_TASK_
The records that follow are to be transcribed in full, without their images.

Entries with chart source code:
--- START ---
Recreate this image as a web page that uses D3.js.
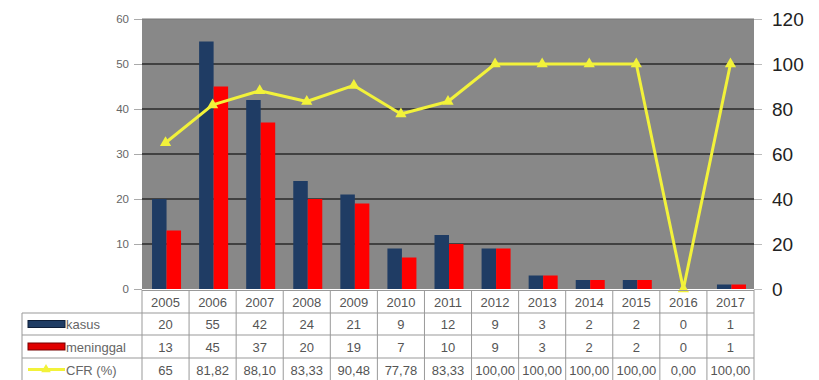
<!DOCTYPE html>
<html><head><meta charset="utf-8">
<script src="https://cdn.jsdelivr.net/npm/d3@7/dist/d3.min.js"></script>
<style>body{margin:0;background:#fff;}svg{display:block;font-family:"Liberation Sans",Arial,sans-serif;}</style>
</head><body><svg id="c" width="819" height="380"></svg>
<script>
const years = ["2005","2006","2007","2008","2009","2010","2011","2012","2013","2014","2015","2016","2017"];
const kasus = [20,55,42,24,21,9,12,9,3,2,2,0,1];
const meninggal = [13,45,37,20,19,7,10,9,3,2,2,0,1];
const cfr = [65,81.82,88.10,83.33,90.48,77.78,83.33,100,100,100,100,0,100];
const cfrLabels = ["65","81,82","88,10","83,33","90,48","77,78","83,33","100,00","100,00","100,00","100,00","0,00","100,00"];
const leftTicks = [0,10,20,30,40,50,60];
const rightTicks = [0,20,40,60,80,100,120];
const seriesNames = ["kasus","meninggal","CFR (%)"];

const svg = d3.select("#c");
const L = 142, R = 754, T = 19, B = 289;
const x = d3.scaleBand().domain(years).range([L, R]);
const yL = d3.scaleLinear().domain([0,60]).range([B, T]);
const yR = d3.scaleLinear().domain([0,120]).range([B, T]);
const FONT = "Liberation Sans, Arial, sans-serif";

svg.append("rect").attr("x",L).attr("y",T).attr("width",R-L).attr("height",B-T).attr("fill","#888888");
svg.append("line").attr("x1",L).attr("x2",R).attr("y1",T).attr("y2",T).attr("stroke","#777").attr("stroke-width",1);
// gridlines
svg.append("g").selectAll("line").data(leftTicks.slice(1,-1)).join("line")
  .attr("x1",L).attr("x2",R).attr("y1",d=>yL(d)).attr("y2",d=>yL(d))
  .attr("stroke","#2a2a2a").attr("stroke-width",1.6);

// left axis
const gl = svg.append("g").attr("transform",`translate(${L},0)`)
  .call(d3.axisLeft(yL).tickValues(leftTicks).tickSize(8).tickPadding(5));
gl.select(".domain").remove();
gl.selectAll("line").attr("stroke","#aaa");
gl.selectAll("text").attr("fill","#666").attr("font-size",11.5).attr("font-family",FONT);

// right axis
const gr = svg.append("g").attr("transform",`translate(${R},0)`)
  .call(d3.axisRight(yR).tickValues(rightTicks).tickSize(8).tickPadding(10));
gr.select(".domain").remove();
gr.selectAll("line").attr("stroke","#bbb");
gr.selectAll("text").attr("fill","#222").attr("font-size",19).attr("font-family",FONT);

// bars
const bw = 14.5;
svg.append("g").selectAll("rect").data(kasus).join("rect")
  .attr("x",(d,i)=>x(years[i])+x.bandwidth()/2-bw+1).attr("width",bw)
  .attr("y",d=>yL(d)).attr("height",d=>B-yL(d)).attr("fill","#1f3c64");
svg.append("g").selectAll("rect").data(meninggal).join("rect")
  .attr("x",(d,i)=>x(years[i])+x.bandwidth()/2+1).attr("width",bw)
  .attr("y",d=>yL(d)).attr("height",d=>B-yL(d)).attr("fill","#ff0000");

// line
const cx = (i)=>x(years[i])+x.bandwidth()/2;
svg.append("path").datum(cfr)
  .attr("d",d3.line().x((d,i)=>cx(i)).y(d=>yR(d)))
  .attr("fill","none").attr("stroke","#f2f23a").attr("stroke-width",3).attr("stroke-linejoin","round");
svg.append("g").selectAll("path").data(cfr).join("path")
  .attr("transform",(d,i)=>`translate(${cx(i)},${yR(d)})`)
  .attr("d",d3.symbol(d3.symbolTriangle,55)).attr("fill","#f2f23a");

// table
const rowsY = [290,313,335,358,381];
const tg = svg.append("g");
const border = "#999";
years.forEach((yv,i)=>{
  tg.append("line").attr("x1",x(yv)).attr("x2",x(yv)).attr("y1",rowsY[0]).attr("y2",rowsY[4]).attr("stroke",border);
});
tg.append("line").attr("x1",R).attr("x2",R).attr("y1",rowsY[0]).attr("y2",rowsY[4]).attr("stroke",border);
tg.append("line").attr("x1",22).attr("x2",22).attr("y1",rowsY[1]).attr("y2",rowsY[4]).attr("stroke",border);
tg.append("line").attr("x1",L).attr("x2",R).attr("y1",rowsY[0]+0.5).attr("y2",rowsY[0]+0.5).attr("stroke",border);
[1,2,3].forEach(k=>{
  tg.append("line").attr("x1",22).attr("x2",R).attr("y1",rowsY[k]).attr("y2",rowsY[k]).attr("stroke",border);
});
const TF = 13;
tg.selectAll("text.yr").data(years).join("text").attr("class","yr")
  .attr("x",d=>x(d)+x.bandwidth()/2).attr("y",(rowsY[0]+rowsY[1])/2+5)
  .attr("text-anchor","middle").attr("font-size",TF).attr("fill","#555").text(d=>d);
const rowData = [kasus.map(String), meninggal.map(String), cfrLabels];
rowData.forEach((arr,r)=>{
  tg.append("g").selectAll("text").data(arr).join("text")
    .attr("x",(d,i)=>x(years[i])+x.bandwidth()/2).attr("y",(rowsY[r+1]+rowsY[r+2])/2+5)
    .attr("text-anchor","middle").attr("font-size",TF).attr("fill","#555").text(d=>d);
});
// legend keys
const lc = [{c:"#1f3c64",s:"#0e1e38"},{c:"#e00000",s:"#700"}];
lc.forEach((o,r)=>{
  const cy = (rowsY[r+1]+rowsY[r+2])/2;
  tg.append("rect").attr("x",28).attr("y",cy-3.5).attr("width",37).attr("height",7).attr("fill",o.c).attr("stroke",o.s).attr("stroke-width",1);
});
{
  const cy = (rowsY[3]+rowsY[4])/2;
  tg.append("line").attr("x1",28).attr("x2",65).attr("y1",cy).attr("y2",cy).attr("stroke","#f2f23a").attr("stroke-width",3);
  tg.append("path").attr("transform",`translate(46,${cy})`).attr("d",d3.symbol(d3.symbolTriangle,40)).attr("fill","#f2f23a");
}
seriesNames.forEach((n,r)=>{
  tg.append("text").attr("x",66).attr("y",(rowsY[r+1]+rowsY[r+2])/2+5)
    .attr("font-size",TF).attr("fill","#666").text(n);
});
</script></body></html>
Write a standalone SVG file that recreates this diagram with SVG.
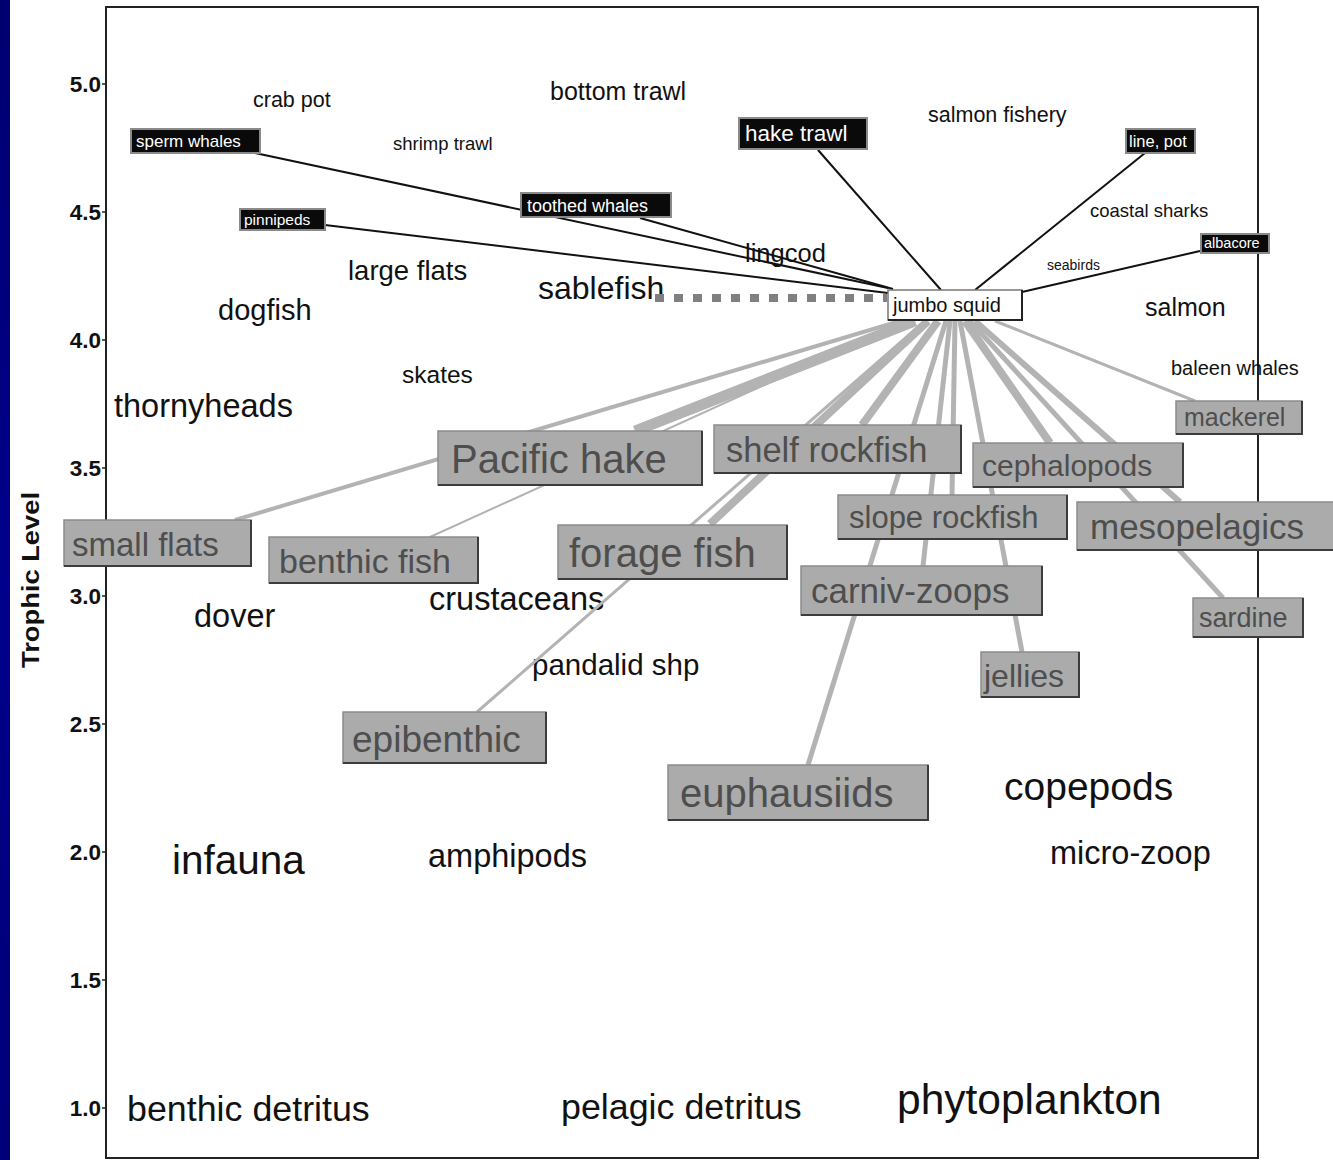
--- END ---
_WORKED SOLUTION_
Recreate this image as a web page that uses D3.js.
<!DOCTYPE html>
<html><head><meta charset="utf-8">
<script src="https://cdn.jsdelivr.net/npm/d3@7/dist/d3.min.js"></script>
<style>body{margin:0;background:#fff;}svg{display:block;font-family:"Liberation Sans",Arial,sans-serif;}</style>
</head><body><svg id="c" width="819" height="380"></svg>
<script>
const years = ["2005","2006","2007","2008","2009","2010","2011","2012","2013","2014","2015","2016","2017"];
const kasus = [20,55,42,24,21,9,12,9,3,2,2,0,1];
const meninggal = [13,45,37,20,19,7,10,9,3,2,2,0,1];
const cfr = [65,81.82,88.10,83.33,90.48,77.78,83.33,100,100,100,100,0,100];
const cfrLabels = ["65","81,82","88,10","83,33","90,48","77,78","83,33","100,00","100,00","100,00","100,00","0,00","100,00"];
const leftTicks = [0,10,20,30,40,50,60];
const rightTicks = [0,20,40,60,80,100,120];
const seriesNames = ["kasus","meninggal","CFR (%)"];

const svg = d3.select("#c");
const L = 142, R = 754, T = 19, B = 289;
const x = d3.scaleBand().domain(years).range([L, R]);
const yL = d3.scaleLinear().domain([0,60]).range([B, T]);
const yR = d3.scaleLinear().domain([0,120]).range([B, T]);
const FONT = "Liberation Sans, Arial, sans-serif";

svg.append("rect").attr("x",L).attr("y",T).attr("width",R-L).attr("height",B-T).attr("fill","#888888");
svg.append("line").attr("x1",L).attr("x2",R).attr("y1",T).attr("y2",T).attr("stroke","#777").attr("stroke-width",1);
// gridlines
svg.append("g").selectAll("line").data(leftTicks.slice(1,-1)).join("line")
  .attr("x1",L).attr("x2",R).attr("y1",d=>yL(d)).attr("y2",d=>yL(d))
  .attr("stroke","#2a2a2a").attr("stroke-width",1.6);

// left axis
const gl = svg.append("g").attr("transform",`translate(${L},0)`)
  .call(d3.axisLeft(yL).tickValues(leftTicks).tickSize(8).tickPadding(5));
gl.select(".domain").remove();
gl.selectAll("line").attr("stroke","#aaa");
gl.selectAll("text").attr("fill","#666").attr("font-size",11.5).attr("font-family",FONT);

// right axis
const gr = svg.append("g").attr("transform",`translate(${R},0)`)
  .call(d3.axisRight(yR).tickValues(rightTicks).tickSize(8).tickPadding(10));
gr.select(".domain").remove();
gr.selectAll("line").attr("stroke","#bbb");
gr.selectAll("text").attr("fill","#222").attr("font-size",19).attr("font-family",FONT);

// bars
const bw = 14.5;
svg.append("g").selectAll("rect").data(kasus).join("rect")
  .attr("x",(d,i)=>x(years[i])+x.bandwidth()/2-bw+1).attr("width",bw)
  .attr("y",d=>yL(d)).attr("height",d=>B-yL(d)).attr("fill","#1f3c64");
svg.append("g").selectAll("rect").data(meninggal).join("rect")
  .attr("x",(d,i)=>x(years[i])+x.bandwidth()/2+1).attr("width",bw)
  .attr("y",d=>yL(d)).attr("height",d=>B-yL(d)).attr("fill","#ff0000");

// line
const cx = (i)=>x(years[i])+x.bandwidth()/2;
svg.append("path").datum(cfr)
  .attr("d",d3.line().x((d,i)=>cx(i)).y(d=>yR(d)))
  .attr("fill","none").attr("stroke","#f2f23a").attr("stroke-width",3).attr("stroke-linejoin","round");
svg.append("g").selectAll("path").data(cfr).join("path")
  .attr("transform",(d,i)=>`translate(${cx(i)},${yR(d)})`)
  .attr("d",d3.symbol(d3.symbolTriangle,55)).attr("fill","#f2f23a");

// table
const rowsY = [290,313,335,358,381];
const tg = svg.append("g");
const border = "#999";
years.forEach((yv,i)=>{
  tg.append("line").attr("x1",x(yv)).attr("x2",x(yv)).attr("y1",rowsY[0]).attr("y2",rowsY[4]).attr("stroke",border);
});
tg.append("line").attr("x1",R).attr("x2",R).attr("y1",rowsY[0]).attr("y2",rowsY[4]).attr("stroke",border);
tg.append("line").attr("x1",22).attr("x2",22).attr("y1",rowsY[1]).attr("y2",rowsY[4]).attr("stroke",border);
tg.append("line").attr("x1",L).attr("x2",R).attr("y1",rowsY[0]+0.5).attr("y2",rowsY[0]+0.5).attr("stroke",border);
[1,2,3].forEach(k=>{
  tg.append("line").attr("x1",22).attr("x2",R).attr("y1",rowsY[k]).attr("y2",rowsY[k]).attr("stroke",border);
});
const TF = 13;
tg.selectAll("text.yr").data(years).join("text").attr("class","yr")
  .attr("x",d=>x(d)+x.bandwidth()/2).attr("y",(rowsY[0]+rowsY[1])/2+5)
  .attr("text-anchor","middle").attr("font-size",TF).attr("fill","#555").text(d=>d);
const rowData = [kasus.map(String), meninggal.map(String), cfrLabels];
rowData.forEach((arr,r)=>{
  tg.append("g").selectAll("text").data(arr).join("text")
    .attr("x",(d,i)=>x(years[i])+x.bandwidth()/2).attr("y",(rowsY[r+1]+rowsY[r+2])/2+5)
    .attr("text-anchor","middle").attr("font-size",TF).attr("fill","#555").text(d=>d);
});
// legend keys
const lc = [{c:"#1f3c64",s:"#0e1e38"},{c:"#e00000",s:"#700"}];
lc.forEach((o,r)=>{
  const cy = (rowsY[r+1]+rowsY[r+2])/2;
  tg.append("rect").attr("x",28).attr("y",cy-3.5).attr("width",37).attr("height",7).attr("fill",o.c).attr("stroke",o.s).attr("stroke-width",1);
});
{
  const cy = (rowsY[3]+rowsY[4])/2;
  tg.append("line").attr("x1",28).attr("x2",65).attr("y1",cy).attr("y2",cy).attr("stroke","#f2f23a").attr("stroke-width",3);
  tg.append("path").attr("transform",`translate(46,${cy})`).attr("d",d3.symbol(d3.symbolTriangle,40)).attr("fill","#f2f23a");
}
seriesNames.forEach((n,r)=>{
  tg.append("text").attr("x",66).attr("y",(rowsY[r+1]+rowsY[r+2])/2+5)
    .attr("font-size",TF).attr("fill","#666").text(n);
});
</script></body></html>
Write a standalone SVG file that recreates this diagram with SVG.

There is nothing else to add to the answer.